Since I’m studying for my Masters degree, graduate school obviously takes up a huge portion of my life. Attending grad school was a decision I made after getting my Bachelors degree, which was a pretty bold, risky move that could have gone incredibly badly.
In fact, it did go incredibly badly for some time. Having never volunteered in a lab, or taken any interest in grad school – until literally a few days before the deadline for late applications were due – I really had no idea what I was doing. I didn’t know what to look for in a supervisor, how to pick a lab, or even what research I wanted to do, except that I had a strong interest in the cardiovascular system. Between the time of getting accepted into the program, and leaving for a Paris trip, I had three days to find a supervisor. And naturally, I stumbled upon the worst supervisor I could have.
Now, how do I know he was the worst supervisor? Well, he was actually quite clever at masking this initially. I thought he was pretty great…we had one on one meetings every day…and things were just dandy. But slowly things began to fall apart…and soon I was under a mountain of crap. Let me tell you, it’s not easy to shovel out from under a mountain of crap. I’m generally a positive person, and even I couldn’t find a positive spin to this situation. Queue: anxiety, and a complete loss of appetite for fun.
Then came the time to make one of the hardest decisions I’ve had to make: stick it out in this lab, where I could hopefully scrape by, or, try find a new lab and come to terms that I wasted the past 8 months of my life. I’m really happy to say I chose the latter. But, it was a decision that I could not have made successfully without the completely wonderful support system I had.
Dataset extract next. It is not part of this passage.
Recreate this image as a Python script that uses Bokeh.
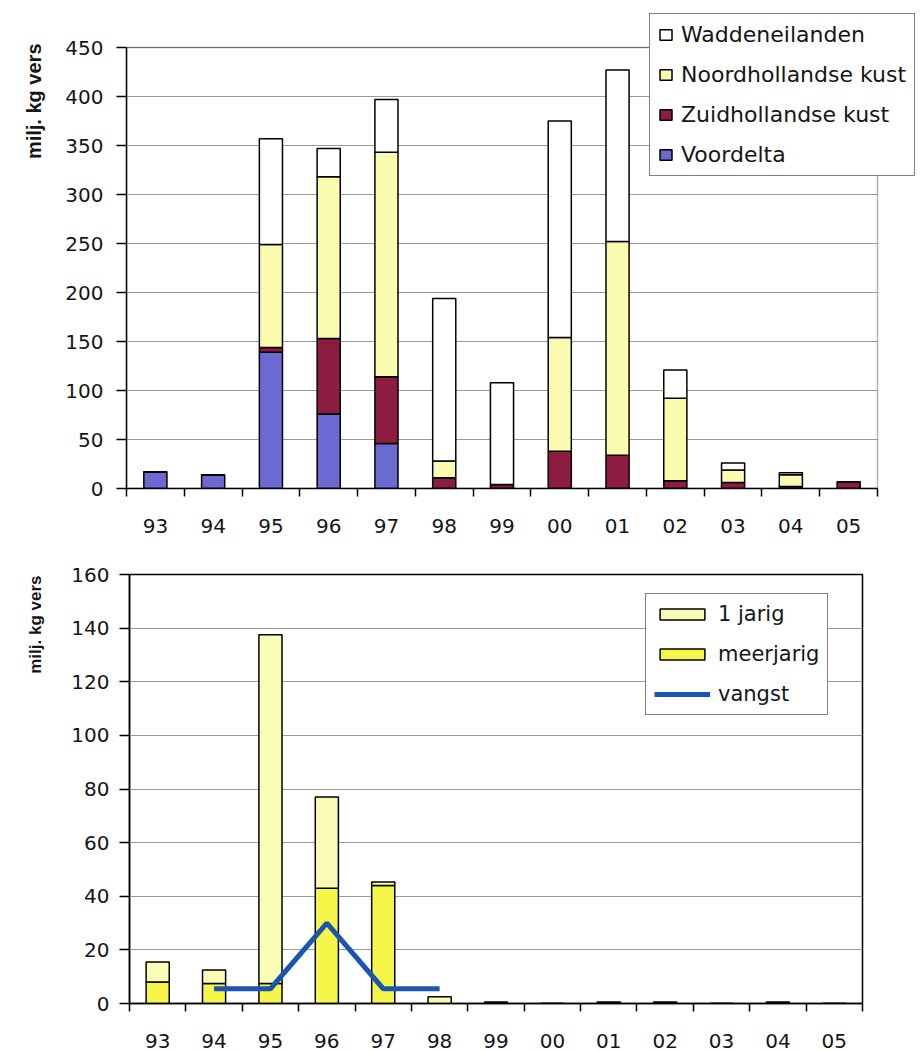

I didn’t confide in many people, but the ones that I did tell were amazing – they made the bleakness seem hopeful. It reminded me of the importance and value of true friends versus the many friends-in-passing and meaningless acquaintances that so often pepper our lives.
It wasn’t easy for me to start in a new lab. It was a completely new line of research, with new people, and new expectations. I felt self-conscious and worried about falling short. But I was happy once more, and that’s what really mattered. Ultimately, you should always do what makes you happy.
Grad school lesson #1: don’t enter a program or take upon a supervisor without doing thorough background research into the whole business. It’s best not to learn this lesson the hard way. Trust me on this.